Falsehood 2: Fracking fluid "could seep into groundwater and poison drinking water." (The underlining is the FWW's.) The letter also asserts that fracking fluid is "full of poisonous chemicals." 
Of course, the cabinet underneath your kitchen sink is also likely to be "full of poisonous chemicals." What matters to your health is the amount of exposure you have to them, not the mere fact of their existence.

A new study by researchers at Duke University, published in the Proceedings of the National Academy of Sciences in June, did find higher concentrations of methane in water wells that were within a kilometer of gas wells. But like earlier reports, the new paper concluded that the two simplest explanations for the higher levels of dissolved gas were faulty steel casings and improper cement sealing of the wells, not fracking. In addition, this study and two earlier ones done by the same team found no indication that well water has been contaminated by fracking fluids. (About 99.5 percent of fracking fluids, I should add, consist of water and sand.)

Falsehood 3: Fracking increases air pollution. The FWW letter warns that fracking "contains high levels of neurotoxins and carcinogens and contains compounds that can create smog."

Almost any industrial activity will involve the production of noxious fumes at least some of the time. So how does the air pollution associated with producing natural gas compare to other industrial processes? A 2013 report from RAND Corporation researchers, published in Environmental Research Letters, calculates the regional air quality damages from gas production in Pennsylvania. Their reckoning of total damages takes into account harms both to physical health and the environment, including mortality, morbidity, crop and timber loss, visibility, and effects on anthropogenic structures and natural ecosystems.

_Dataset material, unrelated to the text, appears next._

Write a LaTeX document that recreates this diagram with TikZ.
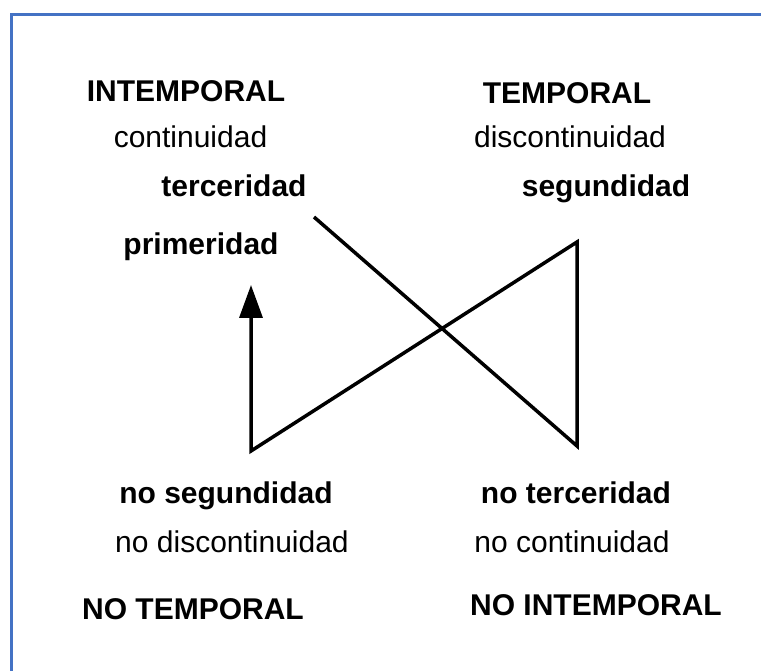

Falsehood 4: Fracking causes cancer. The FWW letter hints at this, but the most incendiary claim along these lines was made by Josh Fox in his short "emergency film," The Sky Is Pink (2012). Fox intones, "In Texas, as throughout the United States, cancer rates fell. Except in one place: in the Barnett Shale. The five counties where there was the most drilling saw a rise in breast cancer throughout the counties."

The claim is entirely specious. Fox apparently based his lightly sourced assertion on a single newspaper article. Even that article garbled the data, reporting that six counties in the western Dallas-Fort Worth area have the highest rates of invasive breast cancer in Texas, rising all the way from 58.7 cases per 100,000 people in 2005 to about 60.7 per 100,000 in 2008. Typically breast cancer rates are reported as per 100,000 women, which would roughly double the rates cited in the article to 117.4 and 121.4. Meanwhile, the incidence of breast cancer among all Texas women hovered around 116 per 100,000 between 2005 and 2009. The U.S. rate was 125.7 per 100,000 women.

Falsehood 5: Natural gas is worse than coal. This particular claim was launched in 2011 with a hastily cobbled-together study by three anti-fracking researchers at Cornell. Their argument is that leaking methane, whose global warming potential is much greater than that of carbon dioxide, more than entirely offsets whatever reductions in carbon dioxide emissions would be achieved by, for example, switching from coal to gas to generate electricity. The FWW letter claims that calling natural gas "clean" energy is "misleading," but unlike the Cornell researchers the group concedes that burning natural gas "emits half as much carbon dioxide as coal."

The FWW came much closer to the truth than the Cornell crew did. A comprehensive analysis published in November 2012 by researchers associated with the National Renewable Energy Laboratory found that "the life cycle greenhouse gas emissions associated with electricity generated from Barnett Shale gas extracted in 2009 were found to be very similar to conventional natural gas and less than half those of coal-fired electricity generation." With respect to global warming, producing and burning natural gas from fracked wells is much better than burning coal.